• [Given problem] Each line that holds the word "seaborn" counts once. Give the total number of such lines and nothing else.

• [Given information]
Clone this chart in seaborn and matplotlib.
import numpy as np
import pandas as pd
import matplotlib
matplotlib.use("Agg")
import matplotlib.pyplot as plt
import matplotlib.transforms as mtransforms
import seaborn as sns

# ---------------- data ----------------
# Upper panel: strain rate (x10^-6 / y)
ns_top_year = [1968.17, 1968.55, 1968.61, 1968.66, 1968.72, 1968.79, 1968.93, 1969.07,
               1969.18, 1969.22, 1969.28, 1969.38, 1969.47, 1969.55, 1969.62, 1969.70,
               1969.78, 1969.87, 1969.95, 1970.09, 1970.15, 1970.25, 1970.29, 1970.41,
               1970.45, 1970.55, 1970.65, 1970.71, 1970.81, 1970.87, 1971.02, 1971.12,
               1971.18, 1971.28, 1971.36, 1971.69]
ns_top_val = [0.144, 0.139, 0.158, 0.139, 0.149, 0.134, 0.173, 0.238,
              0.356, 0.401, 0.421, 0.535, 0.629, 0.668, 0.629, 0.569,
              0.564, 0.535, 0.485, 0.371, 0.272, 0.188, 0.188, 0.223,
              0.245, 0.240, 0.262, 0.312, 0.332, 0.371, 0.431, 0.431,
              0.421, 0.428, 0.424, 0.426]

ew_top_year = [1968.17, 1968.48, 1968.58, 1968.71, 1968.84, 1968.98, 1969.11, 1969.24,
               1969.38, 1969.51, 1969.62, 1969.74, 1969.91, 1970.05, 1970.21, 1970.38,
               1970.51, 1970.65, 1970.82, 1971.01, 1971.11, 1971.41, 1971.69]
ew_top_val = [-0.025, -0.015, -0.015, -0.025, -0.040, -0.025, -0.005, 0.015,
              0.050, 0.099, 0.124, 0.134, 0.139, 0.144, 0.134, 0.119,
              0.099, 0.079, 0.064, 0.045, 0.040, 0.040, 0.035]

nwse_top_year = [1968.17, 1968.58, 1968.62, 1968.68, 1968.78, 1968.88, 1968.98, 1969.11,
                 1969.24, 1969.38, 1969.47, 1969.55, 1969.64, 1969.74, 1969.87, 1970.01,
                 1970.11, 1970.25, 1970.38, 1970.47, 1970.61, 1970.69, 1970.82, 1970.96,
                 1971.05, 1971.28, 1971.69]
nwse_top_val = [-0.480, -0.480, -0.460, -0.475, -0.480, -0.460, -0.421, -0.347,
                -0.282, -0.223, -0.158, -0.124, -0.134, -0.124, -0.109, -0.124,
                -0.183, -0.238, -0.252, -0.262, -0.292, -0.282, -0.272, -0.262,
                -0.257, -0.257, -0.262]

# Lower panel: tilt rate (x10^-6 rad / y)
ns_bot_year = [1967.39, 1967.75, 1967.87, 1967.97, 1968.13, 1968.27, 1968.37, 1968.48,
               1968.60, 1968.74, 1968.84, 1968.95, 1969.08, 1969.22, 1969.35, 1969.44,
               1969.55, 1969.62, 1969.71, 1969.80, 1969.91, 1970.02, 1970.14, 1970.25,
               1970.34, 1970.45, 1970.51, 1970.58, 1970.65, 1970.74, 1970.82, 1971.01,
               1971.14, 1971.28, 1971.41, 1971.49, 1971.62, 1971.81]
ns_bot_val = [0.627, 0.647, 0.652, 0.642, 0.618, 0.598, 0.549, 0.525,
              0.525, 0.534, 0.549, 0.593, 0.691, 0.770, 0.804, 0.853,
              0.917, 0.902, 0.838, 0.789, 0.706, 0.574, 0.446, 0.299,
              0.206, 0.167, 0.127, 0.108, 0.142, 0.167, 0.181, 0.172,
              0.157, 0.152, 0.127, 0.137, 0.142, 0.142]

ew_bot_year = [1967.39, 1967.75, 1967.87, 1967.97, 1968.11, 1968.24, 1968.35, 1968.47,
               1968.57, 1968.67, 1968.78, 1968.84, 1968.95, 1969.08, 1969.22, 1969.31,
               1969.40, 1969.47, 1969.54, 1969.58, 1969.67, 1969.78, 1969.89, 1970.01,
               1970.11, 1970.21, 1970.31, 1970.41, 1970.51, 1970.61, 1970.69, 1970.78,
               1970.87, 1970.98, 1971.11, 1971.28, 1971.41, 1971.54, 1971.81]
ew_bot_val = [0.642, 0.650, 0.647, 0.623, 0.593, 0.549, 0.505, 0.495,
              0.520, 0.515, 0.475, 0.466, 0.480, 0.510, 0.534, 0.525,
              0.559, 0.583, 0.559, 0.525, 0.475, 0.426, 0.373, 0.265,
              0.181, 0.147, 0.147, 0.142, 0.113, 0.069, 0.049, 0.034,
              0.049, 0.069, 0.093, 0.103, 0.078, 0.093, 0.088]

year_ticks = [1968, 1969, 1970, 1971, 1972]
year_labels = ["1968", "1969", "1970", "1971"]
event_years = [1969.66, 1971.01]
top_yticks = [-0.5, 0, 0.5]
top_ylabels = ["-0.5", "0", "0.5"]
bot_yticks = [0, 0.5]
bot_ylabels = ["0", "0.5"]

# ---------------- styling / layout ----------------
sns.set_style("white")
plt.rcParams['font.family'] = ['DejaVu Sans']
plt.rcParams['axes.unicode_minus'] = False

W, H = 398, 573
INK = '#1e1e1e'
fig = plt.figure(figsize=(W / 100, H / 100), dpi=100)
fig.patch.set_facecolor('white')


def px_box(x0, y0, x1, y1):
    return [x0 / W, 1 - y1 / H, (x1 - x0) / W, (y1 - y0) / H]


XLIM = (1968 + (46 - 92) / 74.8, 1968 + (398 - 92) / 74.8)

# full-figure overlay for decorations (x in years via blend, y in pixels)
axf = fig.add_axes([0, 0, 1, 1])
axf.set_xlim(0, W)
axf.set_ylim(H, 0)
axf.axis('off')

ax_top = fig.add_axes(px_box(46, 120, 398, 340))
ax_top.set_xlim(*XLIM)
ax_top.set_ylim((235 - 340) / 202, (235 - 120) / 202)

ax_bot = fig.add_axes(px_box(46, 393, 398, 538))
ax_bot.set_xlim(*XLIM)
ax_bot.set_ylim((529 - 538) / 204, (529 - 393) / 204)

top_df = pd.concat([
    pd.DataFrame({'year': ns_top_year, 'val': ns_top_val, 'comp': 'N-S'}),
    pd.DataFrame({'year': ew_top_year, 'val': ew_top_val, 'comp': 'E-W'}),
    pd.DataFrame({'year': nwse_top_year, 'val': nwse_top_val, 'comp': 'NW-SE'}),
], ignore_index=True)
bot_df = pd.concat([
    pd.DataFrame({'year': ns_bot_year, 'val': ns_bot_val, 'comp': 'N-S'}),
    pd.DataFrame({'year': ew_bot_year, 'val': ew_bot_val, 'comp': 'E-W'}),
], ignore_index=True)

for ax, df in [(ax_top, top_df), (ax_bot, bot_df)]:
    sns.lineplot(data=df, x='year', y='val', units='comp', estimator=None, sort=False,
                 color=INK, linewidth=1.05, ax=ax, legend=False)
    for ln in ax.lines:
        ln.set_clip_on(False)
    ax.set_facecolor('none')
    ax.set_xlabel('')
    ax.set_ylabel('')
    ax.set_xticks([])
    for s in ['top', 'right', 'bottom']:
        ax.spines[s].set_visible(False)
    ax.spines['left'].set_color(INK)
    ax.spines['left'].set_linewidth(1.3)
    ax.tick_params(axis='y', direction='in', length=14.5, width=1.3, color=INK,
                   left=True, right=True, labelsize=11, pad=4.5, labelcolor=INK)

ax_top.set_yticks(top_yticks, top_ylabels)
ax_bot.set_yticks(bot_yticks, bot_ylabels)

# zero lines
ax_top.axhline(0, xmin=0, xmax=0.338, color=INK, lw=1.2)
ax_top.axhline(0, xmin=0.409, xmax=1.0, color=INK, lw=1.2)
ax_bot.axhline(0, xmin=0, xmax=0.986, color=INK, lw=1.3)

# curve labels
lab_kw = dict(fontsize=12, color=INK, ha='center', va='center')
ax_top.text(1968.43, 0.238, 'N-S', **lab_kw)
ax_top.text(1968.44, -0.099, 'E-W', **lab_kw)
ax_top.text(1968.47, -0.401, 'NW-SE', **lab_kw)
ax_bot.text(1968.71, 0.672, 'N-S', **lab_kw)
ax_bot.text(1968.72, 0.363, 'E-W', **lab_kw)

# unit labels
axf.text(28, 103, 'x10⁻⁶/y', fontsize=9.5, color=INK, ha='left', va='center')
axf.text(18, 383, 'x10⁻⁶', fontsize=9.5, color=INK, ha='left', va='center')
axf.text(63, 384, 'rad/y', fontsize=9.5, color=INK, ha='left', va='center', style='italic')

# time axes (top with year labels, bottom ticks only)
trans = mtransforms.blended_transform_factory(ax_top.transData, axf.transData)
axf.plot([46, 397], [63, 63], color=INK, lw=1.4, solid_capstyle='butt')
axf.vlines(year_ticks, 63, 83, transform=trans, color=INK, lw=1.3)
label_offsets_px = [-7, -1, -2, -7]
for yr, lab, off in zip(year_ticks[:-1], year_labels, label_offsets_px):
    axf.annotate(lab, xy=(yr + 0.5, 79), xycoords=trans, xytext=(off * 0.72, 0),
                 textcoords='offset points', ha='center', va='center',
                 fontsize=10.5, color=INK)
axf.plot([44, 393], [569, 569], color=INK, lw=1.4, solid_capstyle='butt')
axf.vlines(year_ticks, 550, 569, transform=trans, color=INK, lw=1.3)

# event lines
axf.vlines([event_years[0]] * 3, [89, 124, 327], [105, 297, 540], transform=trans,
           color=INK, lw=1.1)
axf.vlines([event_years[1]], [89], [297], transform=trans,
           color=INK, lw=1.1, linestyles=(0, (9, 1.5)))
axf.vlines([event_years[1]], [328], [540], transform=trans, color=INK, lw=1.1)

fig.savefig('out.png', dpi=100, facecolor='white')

• [Exercise output] 2